The exercise asks you to copy every line below in which "that" appears.

Raw records
● ● ● ● ●
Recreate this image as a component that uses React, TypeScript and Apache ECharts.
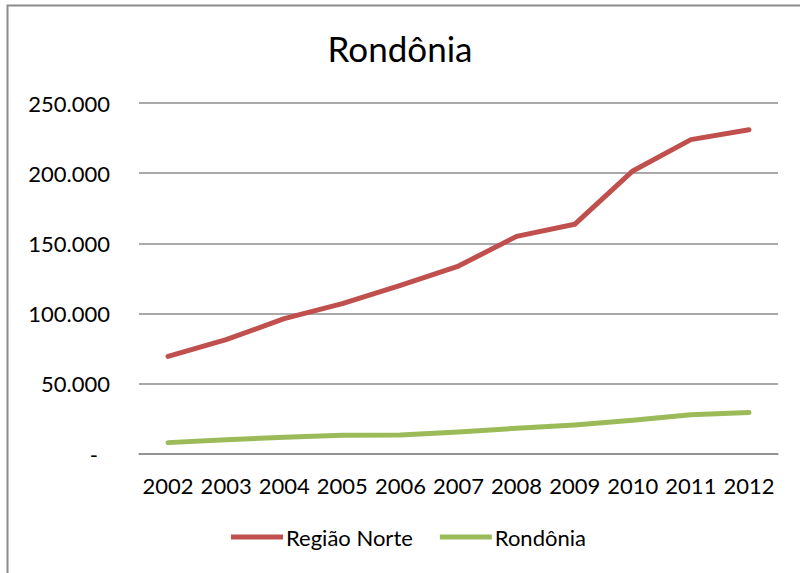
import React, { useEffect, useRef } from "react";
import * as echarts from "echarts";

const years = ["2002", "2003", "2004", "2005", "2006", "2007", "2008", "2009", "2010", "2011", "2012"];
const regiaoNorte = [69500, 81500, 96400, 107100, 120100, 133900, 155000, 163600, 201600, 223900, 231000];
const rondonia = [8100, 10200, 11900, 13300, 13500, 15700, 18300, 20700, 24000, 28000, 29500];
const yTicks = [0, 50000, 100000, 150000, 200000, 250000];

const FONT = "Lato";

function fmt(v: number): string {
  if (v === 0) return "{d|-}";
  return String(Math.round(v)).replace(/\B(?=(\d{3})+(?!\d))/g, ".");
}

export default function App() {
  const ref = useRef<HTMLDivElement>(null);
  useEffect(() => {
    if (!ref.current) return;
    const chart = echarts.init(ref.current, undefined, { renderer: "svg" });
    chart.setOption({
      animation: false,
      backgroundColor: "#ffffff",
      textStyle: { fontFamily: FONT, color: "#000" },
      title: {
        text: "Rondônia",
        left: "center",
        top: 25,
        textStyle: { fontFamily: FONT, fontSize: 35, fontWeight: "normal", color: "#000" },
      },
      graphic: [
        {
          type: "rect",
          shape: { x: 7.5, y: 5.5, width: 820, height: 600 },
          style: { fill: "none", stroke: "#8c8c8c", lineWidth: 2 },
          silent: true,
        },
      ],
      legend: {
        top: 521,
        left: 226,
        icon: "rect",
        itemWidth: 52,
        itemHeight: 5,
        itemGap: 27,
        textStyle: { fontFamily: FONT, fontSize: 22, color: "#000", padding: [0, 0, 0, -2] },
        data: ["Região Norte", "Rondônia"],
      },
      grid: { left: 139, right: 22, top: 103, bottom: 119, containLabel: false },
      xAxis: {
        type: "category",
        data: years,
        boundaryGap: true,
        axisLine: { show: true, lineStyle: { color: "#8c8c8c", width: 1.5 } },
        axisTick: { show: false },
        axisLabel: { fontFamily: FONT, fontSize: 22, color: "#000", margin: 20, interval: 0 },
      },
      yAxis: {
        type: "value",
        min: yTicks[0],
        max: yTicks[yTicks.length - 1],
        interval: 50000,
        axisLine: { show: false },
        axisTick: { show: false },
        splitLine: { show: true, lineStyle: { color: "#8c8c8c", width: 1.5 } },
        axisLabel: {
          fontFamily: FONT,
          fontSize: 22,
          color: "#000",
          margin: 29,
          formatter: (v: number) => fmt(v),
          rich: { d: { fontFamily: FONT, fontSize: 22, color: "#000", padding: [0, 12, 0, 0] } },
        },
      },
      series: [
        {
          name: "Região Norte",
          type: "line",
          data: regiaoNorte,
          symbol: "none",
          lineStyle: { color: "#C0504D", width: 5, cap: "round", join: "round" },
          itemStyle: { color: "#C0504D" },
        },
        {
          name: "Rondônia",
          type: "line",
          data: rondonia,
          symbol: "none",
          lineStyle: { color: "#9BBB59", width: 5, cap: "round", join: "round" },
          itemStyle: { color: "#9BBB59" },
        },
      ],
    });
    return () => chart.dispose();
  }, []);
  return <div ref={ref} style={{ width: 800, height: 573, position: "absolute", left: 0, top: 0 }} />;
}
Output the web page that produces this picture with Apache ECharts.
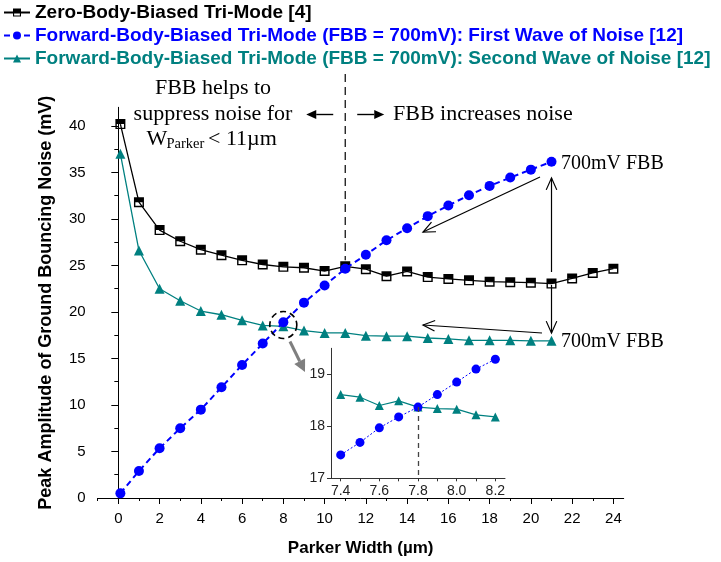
● ● ● ● ●
* **Exercise output**:
Recreate this image as a component that uses React, TypeScript and Apache ECharts.
Output the web page that produces this picture with Apache ECharts.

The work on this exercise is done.